Ese absurdo del que hablamos es el pilar en el que se sostiene gran parte de nuestro día a día. Marruecos lanza un órdago para conseguir más prebendas de la UE y de España; suenan las sirenas, y se silencian porque la ministra de Asuntos Exteriores fue a Rabat a hablarlo con el Gobierno marroquí y este le aseguró que no tomará ninguna medida unilateral, que es precisamente lo que tiene en proceso, mientras nosotros preparamos tranquilamente los carnavales. No se entiende que el Gobierno de España no reaccione y se plante para provocar un trazado de la mediana basado en las leyes marítimas e internacionales en vigor. Siempre es lo mismo, da igual el color del gobierno de Madrid. Ah, claro, parece el juego de siempre, pero es a la vez una manera de probar hasta dónde llega la fuerza del otro.
Vendría bien recordar al cónsul romano Catón El Viejo y sus advertencias sobre los cartagineses. Después de dos guerras, estos fueron derrotados por Roma, pero dejaron que la ciudad de Cartago siguiera en pie. Catón insistía en que había que destruirla porque si no renacería y sería un peligro. No le hicieron caso, y Cartago quiso vengarse de su anterior derrota, lo que ocasionó una nueva guerra. Volvieron a vencer los romanos, pero esta vez destruyeron por completo la ciudad y el paso de Cartago por la historia. La alusión a la guerra púnica predicada por Catón es, por supuesto, metafórica; lo que digo es que la diplomacia española flaquea cuando se trata de Marruecos; si no tenemos más datos podríamos pensar en presiones muy alambicadas e intolerables, o que hay gente que se pone muy nerviosa porque teme que se tire de la manta y quede al descubierto qué fue lo que realmente sucedió entre bambalinas en 1975, cuando, con la coartada del nebuloso Acuerdo Tripartito de Madrid, se entregó a Marruecos la antigua provincia del Sahara.
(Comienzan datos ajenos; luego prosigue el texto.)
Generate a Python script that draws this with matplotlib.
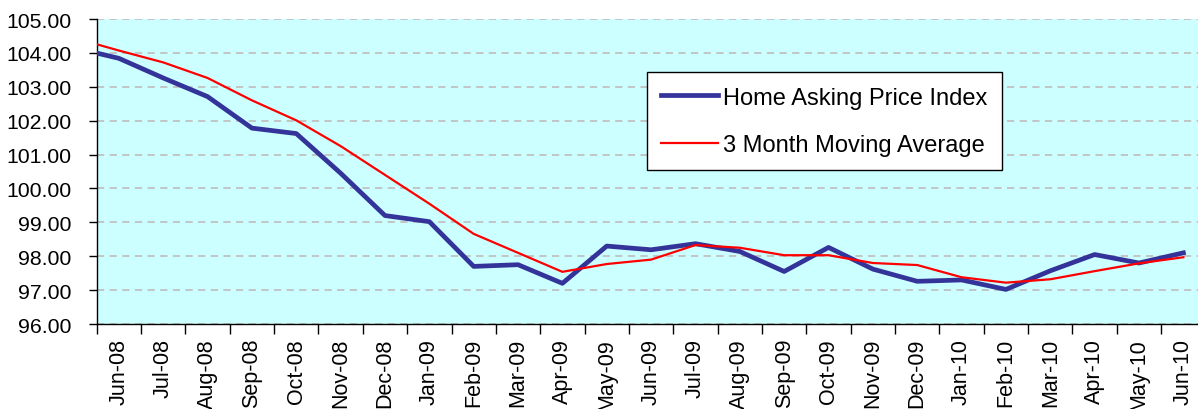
import numpy as np
import matplotlib
matplotlib.use("Agg")
import matplotlib.pyplot as plt
from matplotlib.ticker import FixedLocator, FormatStrFormatter

# months, May-08 sits just left of the visible area (clipped)
months = ['May-08', 'Jun-08', 'Jul-08', 'Aug-08', 'Sep-08', 'Oct-08', 'Nov-08',
          'Dec-08', 'Jan-09', 'Feb-09', 'Mar-09', 'Apr-09', 'May-09', 'Jun-09',
          'Jul-09', 'Aug-09', 'Sep-09', 'Oct-09', 'Nov-09', 'Dec-09', 'Jan-10',
          'Feb-10', 'Mar-10', 'Apr-10', 'May-10', 'Jun-10']

index_values = [104.15, 103.84, 103.26, 102.71, 101.78, 101.62, 100.45,
                99.20, 99.02, 97.70, 97.75, 97.20, 98.30, 98.19,
                98.37, 98.14, 97.55, 98.26, 97.62, 97.26, 97.30,
                97.02, 97.57, 98.05, 97.80, 98.10]

moving_avg = [104.44, 104.07, 103.72, 103.26, 102.60, 102.01, 101.25,
              100.40, 99.55, 98.66, 98.10, 97.54, 97.77, 97.90,
              98.33, 98.25, 98.03, 98.03, 97.80, 97.74, 97.38,
              97.22, 97.32, 97.56, 97.79, 97.97]

plt.rcParams['font.family'] = ['Liberation Sans', 'DejaVu Sans']
FS = 15

fig = plt.figure(figsize=(11.98, 4.10), dpi=100)
ax = fig.add_axes([0.0807, 0.2073, 0.9193, 0.7439])
ax.set_facecolor('#CCFFFF')

x = np.arange(len(months))
ax.plot(x, index_values, color='#333399', linewidth=3.4,
        label='Home Asking Price Index', zorder=3)
ax.plot(x, moving_avg, color='#FF0000', linewidth=1.6,
        label='3 Month Moving Average', zorder=4)

ax.set_xlim(0.5, 25.33)
ax.set_ylim(96, 105)

# y axis
ax.set_yticks(np.arange(96, 105.01, 1.0))
ax.yaxis.set_major_formatter(FormatStrFormatter('%.2f'))
ax.tick_params(axis='y', direction='out', length=6, width=1, pad=12,
               labelsize=15.3, colors='black')
ax.yaxis.grid(True, color='#C0C0C0', linestyle=(0, (4, 3)), linewidth=1.3)
ax.set_axisbelow(True)

# x axis: labels at months, tick marks between months
ax.xaxis.set_major_locator(FixedLocator(x[1:]))
ax.set_xticklabels(months[1:], rotation=90)
ax.xaxis.set_minor_locator(FixedLocator(x[1:] - 0.5))
ax.tick_params(axis='x', which='major', length=0, pad=10, labelsize=15.5)
ax.tick_params(axis='x', which='minor', direction='out', length=7, width=1)

for side in ['top', 'right']:
    ax.spines[side].set_visible(False)
for side in ['left', 'bottom']:
    ax.spines[side].set_color('black')
    ax.spines[side].set_linewidth(1)

leg = ax.legend(loc='upper left', bbox_to_anchor=(0.4994, 0.825),
                fontsize=17, frameon=True, fancybox=False, borderpad=0.6,
                handlelength=2.4, handletextpad=0.25, labelspacing=1.08,
                borderaxespad=0)
leg.get_frame().set_edgecolor('black')
leg.get_frame().set_linewidth(1)
leg.get_frame().set_facecolor('white')
leg.get_frame().set_alpha(1)

fig.savefig('out.png', dpi=100)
Estoy convencido de que, si estas apetencias de expansión del dominio del océano se produjeran en las costas cercanas a La Península Ibérica, la reacción de Madrid sería otra, y es ya un status quo sellado hace mucho tiempo la línea divisoria entre ambos países en aguas limítrofes a Este y Oeste del estrecho de Gibraltar. ¿Por qué no se ha hecho lo mismo con las aguas canarias, como ha hecho Portugal con Madeira? Y se reduce al absurdo un problema que está ahí desde hace mucho tiempo y tiene visos de que será recurrente en el futuro, porque los fondos marítimos ahora son más apetecibles por las noticias de que en ellos hay minerales valiosos, además del petróleo y el gas que pudieran explotar si se adueñan del control de las aguas. Puede que llegue el día en que la piedra de Sísifo, que hay que empujar una y otra vez por la ladera, sea tan pesada que no haya fuerza suficiente para subirla otra vez. Y contra esa ya conocida política de hechos consumados, ya sabemos que se acudirá a la ONU, que resolverá el problema con la misma rapidez y diligencia que ha resuelto el conflicto del Sahara Occidental. Es decir, lo que nos cuentan sobre las aguas canarias empieza a pertenecer al absurdo, porque es una sinrazón que no concuerda con la lógica más elemental. Pudiera ser que, en el futuro, la piedra de Sísifo gane mucho peso por intereses de países terceros; entonces no habrá forma de moverla. Ahora es el momento. Como Catón, me limito a advertirlo.